*** Exercise material ***

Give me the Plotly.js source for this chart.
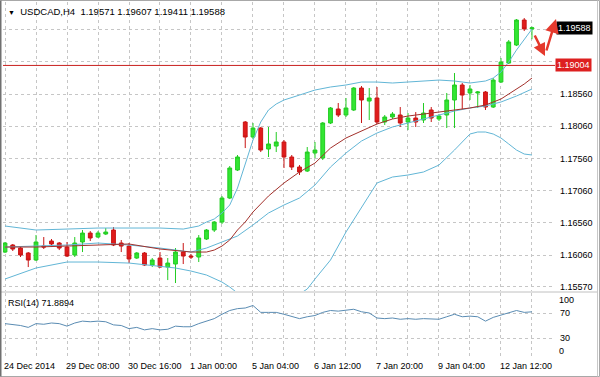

***
*** Exercise material ***

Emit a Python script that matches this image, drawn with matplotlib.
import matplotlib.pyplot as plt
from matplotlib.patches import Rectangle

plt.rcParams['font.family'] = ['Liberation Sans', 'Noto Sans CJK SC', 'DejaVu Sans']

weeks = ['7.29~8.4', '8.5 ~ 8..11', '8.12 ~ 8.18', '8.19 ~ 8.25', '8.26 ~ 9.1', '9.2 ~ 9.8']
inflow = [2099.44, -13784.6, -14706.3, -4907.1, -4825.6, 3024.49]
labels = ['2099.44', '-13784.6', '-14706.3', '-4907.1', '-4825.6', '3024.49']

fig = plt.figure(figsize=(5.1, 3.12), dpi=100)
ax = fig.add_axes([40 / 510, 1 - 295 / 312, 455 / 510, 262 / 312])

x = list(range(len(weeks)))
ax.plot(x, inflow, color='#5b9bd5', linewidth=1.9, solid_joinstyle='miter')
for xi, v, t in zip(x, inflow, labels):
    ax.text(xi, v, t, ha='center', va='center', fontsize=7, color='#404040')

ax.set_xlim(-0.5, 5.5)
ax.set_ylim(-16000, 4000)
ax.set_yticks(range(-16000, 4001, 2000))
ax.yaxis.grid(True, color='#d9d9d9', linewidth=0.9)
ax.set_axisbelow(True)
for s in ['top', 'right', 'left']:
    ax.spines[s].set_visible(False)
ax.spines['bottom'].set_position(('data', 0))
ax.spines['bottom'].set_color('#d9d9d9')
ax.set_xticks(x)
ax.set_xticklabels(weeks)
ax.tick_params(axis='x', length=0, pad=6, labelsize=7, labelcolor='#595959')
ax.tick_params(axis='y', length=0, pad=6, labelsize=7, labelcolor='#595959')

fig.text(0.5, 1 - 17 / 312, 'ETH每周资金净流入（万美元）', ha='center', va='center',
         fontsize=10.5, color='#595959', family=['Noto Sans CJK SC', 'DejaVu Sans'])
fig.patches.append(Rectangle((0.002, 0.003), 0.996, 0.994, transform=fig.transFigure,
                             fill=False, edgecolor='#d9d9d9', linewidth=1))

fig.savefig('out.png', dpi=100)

***

● **Given problem**
Across the preceding material, how many lines contain the word "matplotlib"? State the number alone.

● **Solution to this exercise**
3